Since the election, I’ve become quite cynical. That’s what comes of being so drastically disappointed. The worst part of it is how I’ve come to see my fellow Australians. I meet people, and I wonder. There’s a fair bit of the side-eye going on, wondering if this person or that was one of the cunts who voted for the cunts. I can’t get over the fact that so many people did. I’m sure I’d be shocked to discover some of those who did, and it’s probably better than I don’t – but it leaves me free to speculate.
Last night I went out for dinner and drinks with JV. His wife’s away and he wanted to make a night of it. We had a beer at a bar before heading to an Italian restaurant for some wood-fired pizza. We were in a quandary after that: where to next? There was a possibility we’d adjourn back to his home or mine for a bottle of wine while watching the footy, but it was too early for that. We ended up going to another bar a few metres away, where the pianist who’d performed at his wedding had a show. Turned out to be a great decision.
It was the most fun I’ve had for a long time. It was an intimate upstairs bar full to the gills. Most of the crowd there were women, maybe 60%, and the rest mainly middle-aged couples. We were probably the demographic outliers amongst that lot, but it didn’t stop us from enjoying the show. We found ourselves a handy spot to listen and watch-on while we hopped into one drink after another, spirits for the night.
The pianist was great. He was a slick musician, and he was also a great showman. He worked the crowd firing it up and engaging in different parts of it, all the while taking requests and singing a bunch of old classics everyone knew. Naturally, everyone sang along too. There was a great and happy vibe there, and I was caught up in it too, sipping on my drink and watching the antics of the hyped-up audience and singing along loud.
At one point, I found myself thinking how good music is connecting people. It’s its own language. In a way, it was surprising to find everyone as attuned to the music as I was, and the knowledge that they knew the words as well as I did, and that these songs had been as much a part of their life as they had mine was a simple, but profound realisation. We shared this. We were a community. In that room, last night, singing along together, we were all happy and all a part of something together.
As I thought that I realised that among the crowd would be some, I have come to describe as cunts because of their political beliefs. And though that was a simple realisation also, it was shocking in a way too. How can someone vote for those cunts and still happily sing along so joyfully with the rest of us?
I would guess if there were a survey of the room most would’ve voted the same, or similar, to what I did.

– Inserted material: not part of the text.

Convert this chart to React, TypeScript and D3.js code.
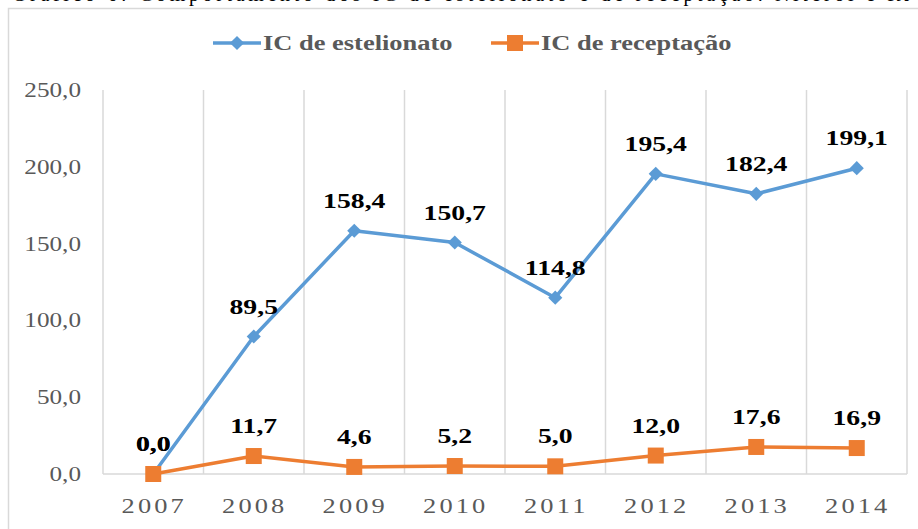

We were smack bang in the middle of the CBD after all, and the crowd was probably more ‘latte-sipping’ than most given the venue and the show. But, naturally, there would’ve been a few there who passionately voted for the others. What did I make of that?
You might think that the realisation sharing a sing-along with them might have mellowed my beliefs some. But no. There are some things you can’t excuse away just because you belong to the same club. These are awful times we live in, and I’m disinclined to glad-hand those who aid and abet the people who wilfully do awful things. Just because you sing along to Rocketman with me doesn’t mean we’re brothers.
That’s not to say I didn’t learn anything from it, though, more truly, it wasn’t anything I learned so much as was reminded of. Half the people who voted for the others did so I reckon from ignorance and apathy, and a few more out of greed. There are few true fascists between them. And even they take pleasure in the same things as the rest of us (and probably a few other things besides). People don’t wear horns. Sometimes you can guess at these things, but they’re no signs that give it away 100%, and the friendliest, most affable people you can meet can, sometimes, in their spare time, be the greatest bigots. You can have 90% in common with someone, but that 10% difference is telling.
Did I learn anything? Maybe I can’t be on my guard all the time and that there’s no point going around giving people the side-eye because I’m not going to know, and it’s done anyway. That doesn’t mean I forgive the cunts. This is our life. It’s too big to forgive.